A fed body is a cooperative body.
You are not meant to white knuckle your way through your life.
5. Researching Everything Instead of Starting
This is the one I see derail people the most.
Endless research looks responsible, but it often becomes a sneaky form of procrastination. The perfect gym. The perfect shoes. The perfect plan. The perfect wearable. The perfect time. And while you are researching, nothing is actually happening.
Research can feel productive, but when it keeps you from acting, it becomes paralysis. Decision consider fatigue sets in before you ever even start.
Here is what helps. Pick a time. Make it repeatable. Put on your shoes.
Action creates clarity. You do not need to know everything before you begin. You learn by doing.
You do not need perfect conditions. You need momentum.
What To Do Instead
If wellness has been feeling heavy, here is what I want you to take with you going forward.

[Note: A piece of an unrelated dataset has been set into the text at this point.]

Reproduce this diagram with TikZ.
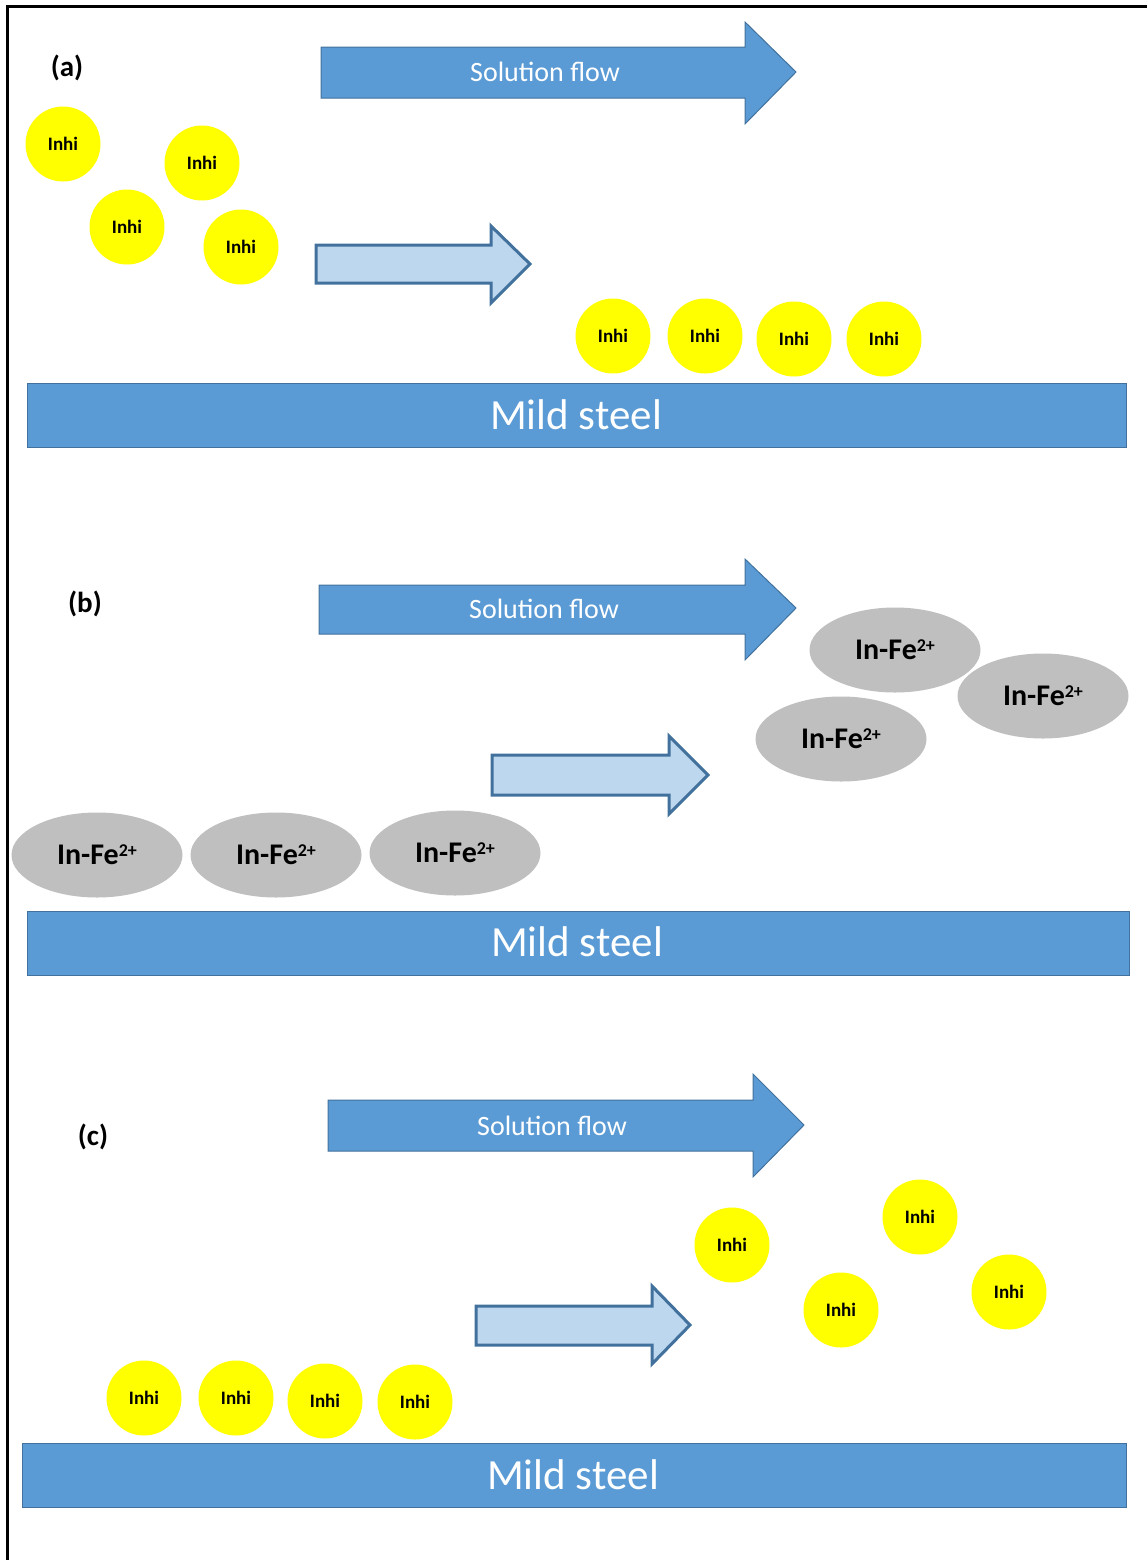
\documentclass[tikz,border=0pt]{standalone}
\usepackage{fontspec}
\setmainfont{Carlito}
\usetikzlibrary{shapes.geometric}
\definecolor{steelblue}{HTML}{5B9BD5}
\definecolor{steelline}{HTML}{41719C}
\definecolor{lightflow}{HTML}{BDD7EE}
\definecolor{inhiyellow}{HTML}{FFFF00}
\definecolor{complexgray}{HTML}{BFBFBF}
\tikzset{
  inhi/.style={circle, fill=inhiyellow, minimum size=37.5pt, inner sep=0pt,
    font=\fontsize{9.5}{10}\selectfont\bfseries},
  infe/.style={ellipse, fill=complexgray, minimum width=85.5pt, minimum height=42.5pt,
    inner sep=0pt, font=\fontsize{15}{16}\selectfont\bfseries},
  flowarrow/.style={fill=steelblue, draw=steelline, line width=0.5pt},
  movearrow/.style={fill=lightflow, draw=steelline, line width=1.5pt},
  steelbar/.style={fill=steelblue, draw=steelline, line width=0.5pt},
  flowtext/.style={text=white, font=\fontsize{14}{15}\selectfont},
  steeltext/.style={text=white, font=\fontsize{21.5}{23}\selectfont},
  panel/.style={font=\fontsize{14.5}{15}\selectfont\bfseries}
}
\newcommand{\infe}{In-Fe{\fontsize{9}{9}\selectfont\raisebox{0.45em}{2+}}}

\begin{document}
\begin{tikzpicture}[x=0.5pt, y=-0.5pt]
\useasboundingbox (0,0) rectangle (1147,1560);
\draw[line width=1.5pt] (7,1560) -- (7,6) -- (1147,6);

% (a)
\node[panel] (laba) at (67,68) {(a)};
\draw[flowarrow] (321,47) -- (745,47) -- (745,22) -- (796,72) -- (745,124) -- (745,98) -- (321,98) -- cycle;
\node[flowtext] (flowa) at (545,72) {Solution flow};
\draw[movearrow] (316,245) -- (491,245) -- (491,226) -- (530,264) -- (491,303) -- (491,283) -- (316,283) -- cycle;

\node[inhi] (a1) at (63,144) {Inhi};
\node[inhi] (a2) at (202,163) {Inhi};
\node[inhi] (a3) at (127,227) {Inhi};
\node[inhi] (a4) at (241,247) {Inhi};
\node[inhi] (a5) at (613,336) {Inhi};
\node[inhi] (a6) at (705,336) {Inhi};
\node[inhi] (a7) at (794,339) {Inhi};
\node[inhi] (a8) at (884,339) {Inhi};

\draw[steelbar] (27,383) rectangle (1126,447);
\node[steeltext] (steela) at (576,415) {Mild steel};

% (b)
\node[panel] (labb) at (85,604) {(b)};
\draw[flowarrow] (319,585) -- (745,585) -- (745,559) -- (796,608) -- (745,660) -- (745,634) -- (319,634) -- cycle;
\node[flowtext] (flowb) at (544,609) {Solution flow};
\draw[movearrow] (492,755) -- (669,755) -- (669,736) -- (708,775) -- (669,814) -- (669,795) -- (492,795) -- cycle;

\node[infe] (b1) at (97,855) {\infe};
\node[infe] (b2) at (276,855) {\infe};
\node[infe] (b3) at (455,853) {\infe};
\node[infe] (b4) at (895,650) {\infe};
\node[infe] (b5) at (1043,696) {\infe};
\node[infe] (b6) at (841,739) {\infe};

\draw[steelbar] (27,911) rectangle (1129,975);
\node[steeltext] (steelb) at (577,942) {Mild steel};

% (c)
\node[panel] (labc) at (93,1137) {(c)};
\draw[flowarrow] (328,1100) -- (753,1100) -- (753,1074) -- (804,1125) -- (753,1177) -- (753,1151) -- (328,1151) -- cycle;
\node[flowtext] (flowc) at (552,1126) {Solution flow};
\draw[movearrow] (476,1306) -- (652,1306) -- (652,1286) -- (690,1325) -- (652,1364) -- (652,1345) -- (476,1345) -- cycle;

\node[inhi] (c1) at (732,1245) {Inhi};
\node[inhi] (c2) at (920,1217) {Inhi};
\node[inhi] (c3) at (841,1310) {Inhi};
\node[inhi] (c4) at (1009,1292) {Inhi};
\node[inhi] (c5) at (144,1398) {Inhi};
\node[inhi] (c6) at (236,1398) {Inhi};
\node[inhi] (c7) at (325,1401) {Inhi};
\node[inhi] (c8) at (415,1402) {Inhi};

\draw[steelbar] (22,1443) rectangle (1126,1507);
\node[steeltext] (steelc) at (573,1475) {Mild steel};
\end{tikzpicture}
\end{document}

- Awareness without obsession. Pay attention without turning every signal into a crisis.
- Support instead of punishment. Move and eat in ways that help you, not ways that punish you.

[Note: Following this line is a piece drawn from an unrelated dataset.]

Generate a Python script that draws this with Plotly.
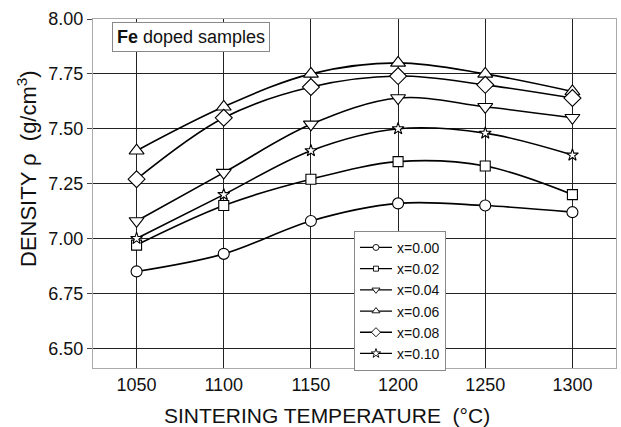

- Curiosity instead of fear. Discomfort is often a sign of growth, not a sign you are doing it wrong.
- Consistency over extremes. The plan that works is the one you can repeat.
- Trust your body. It is not the enemy. You are allowed to work with it instead of fighting it.
Your body is not something to shame into submission. It is something to support for the long run.
If any of this hit home, start simple. Pick one thing to stop overthinking and take one small action today. Put on your shoes and go from there.